The UK has very much seen itself in the former model. There are good arguments for it, in a more direct system contradicting policies could be supported by the electorate (low tax and high spending being an obvious example), whereas it was hoped that the representatives could thrash out a solution. Parties exist to present consistent policy packages. However this system also has its problems.
One of the most common complaints about MPs is their lack of independence from the party machines (although this is not such a new phenomenon as often assumed). It seems clear to me that it is political parties and not constituents who are represented in a representative democracy. Behind this lie the calls for PR, a recognition that those whose chosen candidate/party doesn’t win are unrepresented.
But while PR might provide a fairer representation of our current party-run system, given party-based voting intentions, might a more complete rethink of the whole concept of representative democracy be in order?
One proposal offered by Labour (and maybe others I have only heard Brown mention it) is the use of petitions from voters to put ideas before parliament. I have my doubts about how far this would be allowed to go, and whether the politicians would offer real power, as in Switzerland. However, it at least shows a concession to the idea of direct democracy.

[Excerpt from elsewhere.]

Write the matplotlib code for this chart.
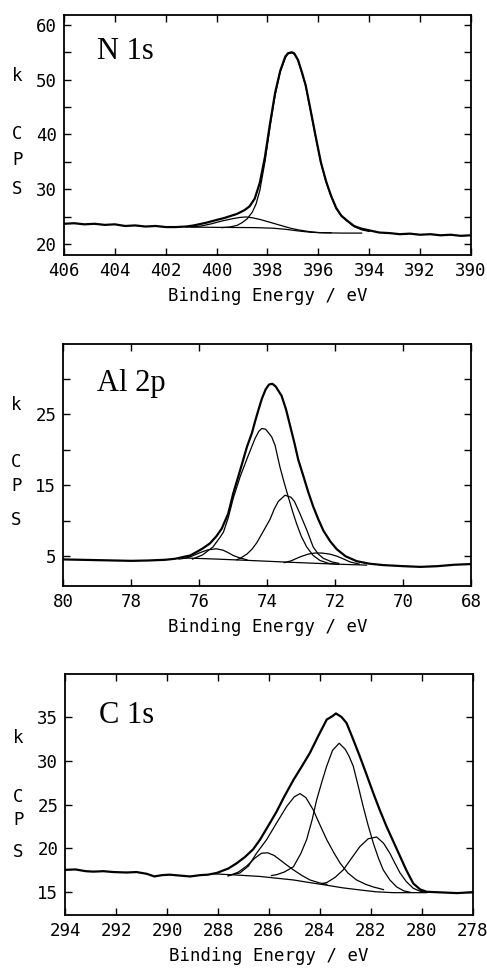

The most exciting possibilities are offered by technology. It is now much more practical for people to vote regularly and to make sure they are informed on what they are voting for. A strong local element, combined with devolution of powers down to the lowest practical level, would also increase accountability and allow people to see the true effects of their votes. Some kind of compromise is obviously needed, in terms of knitting together potential policy clashes, but this is clearly an idea whose time is coming.
One might feel disenfranchised voting for the Lib Dems, say, and they come third in a constituency. PR would help this. But what are the chances one also supports all their policies rather than their just being the least bad package from a bad selection? In that case, even with PR, the exact stitch up of which policies get selected and which sacrificed in forming a coalition will happen after you have voted, behind closed doors. (Those politicians who think discussion of coalitions is arrogant and ‘second guessing’ the electorate should think they are also depriving us of the chance to make a fully informed vote). Our hypothetical voter might support the Lib Dems on raising the tax theshold and civil liberties, only to find they’ve been abandoned in the back room deal for the price of greater EU integration, or simply a cabinet seat.
The real answer is more direct democracy. More chance to be enfranchised on individual issues. Yes, there are potential problems, but good systems work in Switzerland and on a local scale in many areas of the US. I am sure many people would agree with me that party whips are too powerful and people not powerful enough. PR won’t change this, but direct democracy might.
I am sure you can guess my answer to the original question – has representative democracy failed?